Below are the records; copy each line in them that holds the word "this".

= = =

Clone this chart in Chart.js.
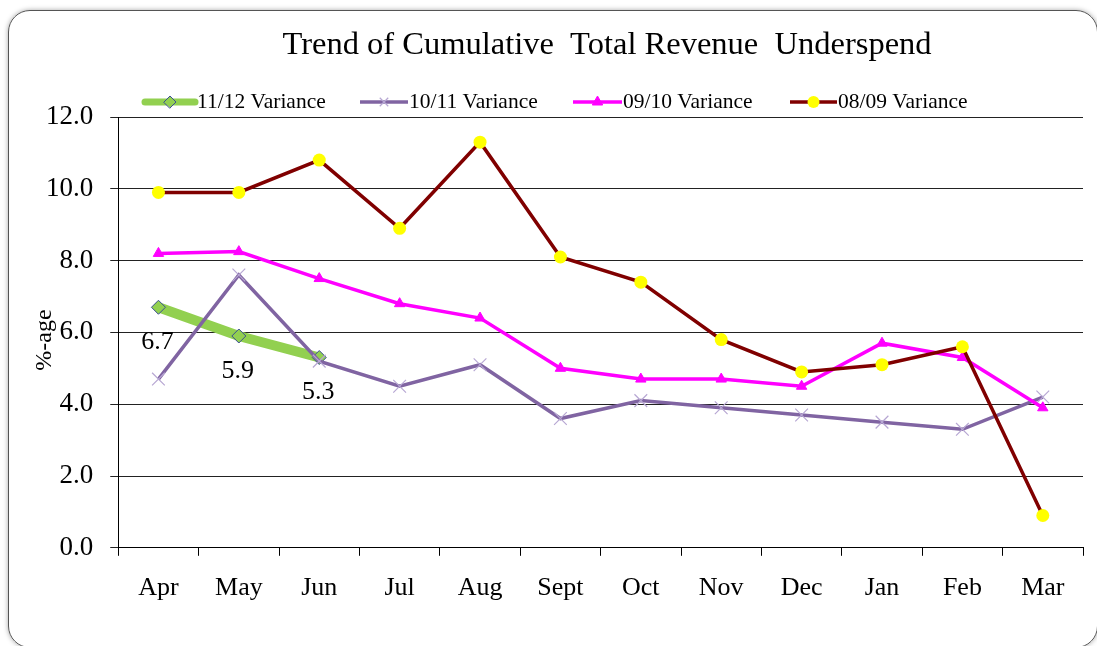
<!DOCTYPE html>
<html>
<head>
<meta charset="utf-8">
<script src="https://cdn.jsdelivr.net/npm/chart.js@4/dist/chart.umd.min.js"></script>
<style>
  html, body { margin: 0; padding: 0; background: #fff; }
  #wrap { position: relative; width: 1097px; height: 646px; overflow: hidden; }
  #frame {
    position: absolute; left: 8px; top: 10px; width: 1088px; height: 636px;
    border: 1.5px solid #555; border-radius: 22px;
    box-shadow: 0 0 5px rgba(0,0,0,0.35);
  }
  #chart { position: absolute; left: 0; top: 0; }
</style>
</head>
<body>
<div id="wrap">
  <div id="frame"></div>
  <canvas id="chart" width="1097" height="646"></canvas>
</div>
<script>
// data
const months = ['Apr', 'May', 'Jun', 'Jul', 'Aug', 'Sept', 'Oct', 'Nov', 'Dec', 'Jan', 'Feb', 'Mar'];
const var1112 = [6.7, 5.9, 5.3];
const var1011 = [4.7, 7.6, 5.2, 4.5, 5.1, 3.6, 4.1, 3.9, 3.7, 3.5, 3.3, 4.2];
const var0910 = [8.2, 8.25, 7.5, 6.8, 6.4, 5.0, 4.7, 4.7, 4.5, 5.7, 5.3, 3.9];
const var0809 = [9.9, 9.9, 10.8, 8.9, 11.3, 8.1, 7.4, 5.8, 4.9, 5.1, 5.6, 0.9];
const seriesNames = ['11/12 Variance', '10/11 Variance', '09/10 Variance', '08/09 Variance'];
const yTicks = [0, 2, 4, 6, 8, 10, 12];

const serif = "'Liberation Serif', 'Times New Roman', serif";

// legend layout: line start, line end, text start
const legendSlots = [[145, 195, 197], [360, 408, 409], [573, 622, 623], [790, 837, 838]];

function marker(ctx, ds, x, y, r) {
  ctx.save();
  ctx.fillStyle = ds.pointBackgroundColor;
  ctx.strokeStyle = ds.pointBorderColor;
  ctx.lineWidth = ds.pointBorderWidth;
  if (Chart.helpers && Chart.helpers.drawPoint) {
    Chart.helpers.drawPoint(ctx, { pointStyle: ds.pointStyle, radius: r, rotation: 0, borderWidth: ds.pointBorderWidth }, x, y);
  }
  ctx.restore();
}

const overlay = {
  id: 'overlay',
  afterDatasetsDraw(chart) {
    const ctx = chart.ctx;
    const meta = chart.getDatasetMeta(0);
    ctx.save();
    ctx.font = '26px ' + serif;
    ctx.fillStyle = '#000';
    ctx.textAlign = 'center';
    ctx.textBaseline = 'middle';
    meta.data.forEach((pt, i) => {
      ctx.fillText(var1112[i].toFixed(1), pt.x - 1, pt.y + 35);
    });
    ctx.restore();
  },
  afterDraw(chart) {
    const ctx = chart.ctx;
    ctx.save();
    // title
    ctx.fillStyle = '#000';
    ctx.font = '32.5px ' + serif;
    ctx.textAlign = 'center';
    ctx.textBaseline = 'alphabetic';
    ctx.fillText('Trend of Cumulative  Total Revenue  Underspend', 607, 54);

    // legend
    chart.data.datasets.forEach((ds, i) => {
      const [x1, x2, tx] = legendSlots[i];
      const y = 102;
      ctx.strokeStyle = ds.borderColor;
      ctx.lineWidth = i === 0 ? 7 : 3.5;
      ctx.lineCap = i === 0 ? 'round' : 'butt';
      ctx.beginPath();
      ctx.moveTo(x1, y);
      ctx.lineTo(x2, y);
      ctx.stroke();
      marker(ctx, ds, (x1 + x2) / 2, y, 6);
      ctx.fillStyle = '#000';
      ctx.font = '21.5px ' + serif;
      ctx.textAlign = 'left';
      ctx.textBaseline = 'alphabetic';
      ctx.fillText(ds.label, tx, 108);
    });

    // y axis title, overlapping the tick labels as in the original
    ctx.translate(45, 340);
    ctx.rotate(-Math.PI / 2);
    ctx.font = '24px ' + serif;
    ctx.textAlign = 'center';
    ctx.textBaseline = 'middle';
    ctx.fillStyle = '#000';
    ctx.fillText('%-age', 0, 0);
    ctx.restore();
  }
};

new Chart(document.getElementById('chart'), {
  type: 'line',
  data: {
    labels: months,
    datasets: [
      {
        label: seriesNames[0], data: var1112, order: 3,
        borderColor: '#92D050', borderWidth: 10, borderCapStyle: 'round',
        pointStyle: 'rectRot', pointRadius: 7, pointBackgroundColor: '#92D050',
        pointBorderColor: '#3B4E94', pointBorderWidth: 1
      },
      {
        label: seriesNames[1], data: var1011, order: 2,
        borderColor: '#8064A2', borderWidth: 3.5,
        pointStyle: 'crossRot', pointRadius: 9, pointBackgroundColor: '#B7A7D3',
        pointBorderColor: '#B7A7D3', pointBorderWidth: 1.2
      },
      {
        label: seriesNames[2], data: var0910, order: 1,
        borderColor: '#FF00FF', borderWidth: 3.5,
        pointStyle: 'triangle', pointRadius: 6, pointBackgroundColor: '#FF00FF',
        pointBorderColor: '#FF00FF', pointBorderWidth: 1
      },
      {
        label: seriesNames[3], data: var0809, order: 0,
        borderColor: '#800000', borderWidth: 3.5,
        pointStyle: 'circle', pointRadius: 6.5, pointBackgroundColor: '#FFFF00',
        pointBorderColor: '#FFFF00', pointBorderWidth: 0
      }
    ]
  },
  options: {
    responsive: false,
    animation: false,
    layout: { padding: { left: 29, right: 14, top: 117, bottom: 25 } },
    plugins: {
      legend: { display: false },
      title: { display: false },
      tooltip: { enabled: false }
    },
    elements: { line: { tension: 0 } },
    scales: {
      x: {
        offset: true,
        grid: { offset: true, drawOnChartArea: false, drawTicks: true, tickLength: 8, color: '#000' },
        border: { color: '#000', width: 1 },
        ticks: { color: '#000', font: { family: serif, size: 26 }, padding: 17 }
      },
      y: {
        min: 0, max: 12,
        afterBuildTicks: (axis) => { axis.ticks = yTicks.map(v => ({ value: v })); },
        grid: { color: '#222', lineWidth: 1, tickLength: 8 },
        border: { color: '#000', width: 1 },
        ticks: { color: '#000', font: { family: serif, size: 27 }, padding: 17, callback: (v) => Number(v).toFixed(1) }
      }
    }
  },
  plugins: [overlay]
});
</script>
</body>
</html>
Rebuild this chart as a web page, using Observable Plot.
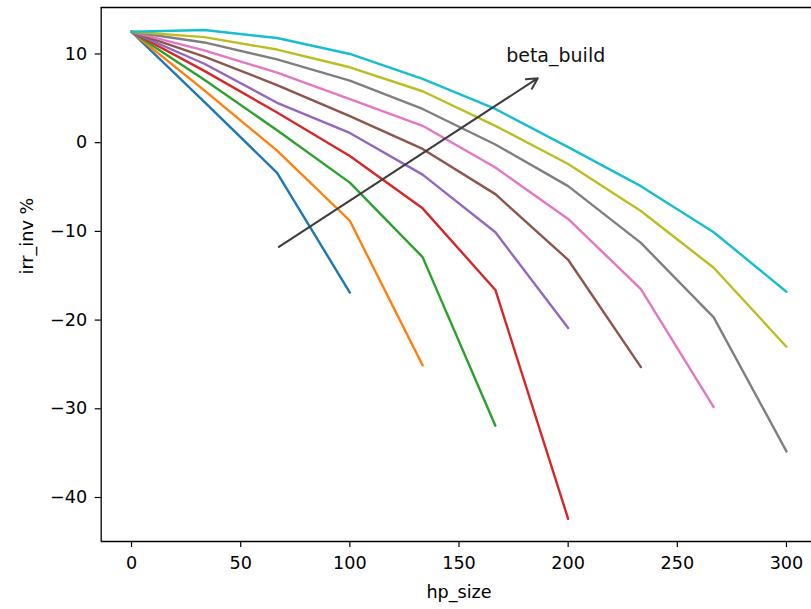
<!DOCTYPE html>
<html><head><meta charset="utf-8">
<script src="https://cdn.jsdelivr.net/npm/d3@7"></script>
<script src="https://cdn.jsdelivr.net/npm/@observablehq/plot@0.6"></script>
<style>html,body{margin:0;padding:0;background:#fff} svg{display:block}</style>
</head><body><div id="chart"></div>
<script>
// hp_size grid
const hpSize = [0, 33.33, 66.67, 100, 133.33, 166.67, 200, 233.33, 266.67, 300];
// one curve per beta_build setting
const seriesNames = ["b1", "b2", "b3", "b4", "b5", "b6", "b7", "b8", "b9", "b10"];
const irr1 = [12.5, 4.6, -3.4, -16.9];
const irr2 = [12.5, 5.9, -0.9, -8.8, -25.1];
const irr3 = [12.5, 7.1, 1.4, -4.5, -12.9, -31.9];
const irr4 = [12.5, 8.1, 3.4, -1.5, -7.4, -16.6, -42.4];
const irr5 = [12.5, 8.9, 4.5, 1.1, -3.6, -10.1, -20.9];
const irr6 = [12.5, 9.7, 6.5, 3.0, -0.7, -5.8, -13.2, -25.3];
const irr7 = [12.5, 10.4, 7.9, 4.9, 1.9, -2.8, -8.6, -16.5, -29.8];
const irr8 = [12.5, 11.3, 9.4, 7.0, 3.8, -0.2, -4.9, -11.3, -19.7, -34.8];
const irr9 = [12.5, 11.9, 10.5, 8.5, 5.8, 1.9, -2.4, -7.7, -14.1, -23.0];
const irr10 = [12.5, 12.7, 11.8, 10.0, 7.2, 3.8, -0.5, -4.9, -10.1, -16.8];
const seriesValues = [irr1, irr2, irr3, irr4, irr5, irr6, irr7, irr8, irr9, irr10];
const colors = ["#1f77b4", "#ff7f0e", "#2ca02c", "#d62728", "#9467bd", "#8c564b", "#e377c2", "#7f7f7f", "#bcbd22", "#17becf"];

const xTicks = [0, 50, 100, 150, 200, 250, 300];
const yTicks = [-40, -30, -20, -10, 0, 10];
const xDomain = [-13.9, 313.9];
const yDomain = [-44.96, 15.24];

const arrowData = [{x1: 67.5, y1: -11.75, x2: 186.1, y2: 7.27}];
const annotation = [{x: 171.6, y: 9.1, text: "beta_build"}];

const rows = seriesValues.flatMap((vals, i) =>
  vals.map((v, j) => ({series: seriesNames[i], x: hpSize[j], y: v})));

const chart = Plot.plot({
  width: 811,
  height: 609,
  marginLeft: 100.7,
  marginRight: -5.3,
  marginTop: 7,
  marginBottom: 68,
  style: {fontFamily: "DejaVu Sans", fontSize: "17.6px", background: "white", color: "black"},
  x: {domain: xDomain},
  y: {domain: yDomain},
  color: {domain: seriesNames, range: colors},
  marks: [
    Plot.line(rows, {x: "x", y: "y", z: "series", stroke: "series", strokeWidth: 2.4}),
    Plot.arrow(arrowData, {x1: "x1", y1: "y1", x2: "x2", y2: "y2", stroke: "#3c3c3c", strokeWidth: 2, headLength: 9, headAngle: 55}),
    Plot.text(annotation, {x: "x", y: "y", text: "text", textAnchor: "start", lineAnchor: "bottom", fontSize: 19, fill: "#111"}),
    Plot.axisX({ticks: xTicks, tickSize: 6, tickPadding: 9, label: null, stroke: "black", strokeWidth: 1.2}),
    Plot.axisY({ticks: yTicks, tickSize: 6, tickPadding: 8, label: null, stroke: "black", strokeWidth: 1.2}),
    Plot.ruleX([xDomain[0]], {stroke: "black", strokeWidth: 1.3}),
    Plot.ruleY([yDomain[0]], {stroke: "black", strokeWidth: 1.3}),
    Plot.ruleY([yDomain[1]], {stroke: "black", strokeWidth: 1.3}),
    Plot.text(["hp_size"], {frameAnchor: "bottom", dy: 51, lineAnchor: "middle"}),
    Plot.text(["irr_inv %"], {frameAnchor: "left", dx: -74, rotate: -90, lineAnchor: "middle"})
  ]
});
document.getElementById("chart").appendChild(chart);
</script>
</body></html>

= = =

[COMPLETE RESPONSE]
Clone this chart in Chart.js.
Rebuild this chart as a web page, using Observable Plot.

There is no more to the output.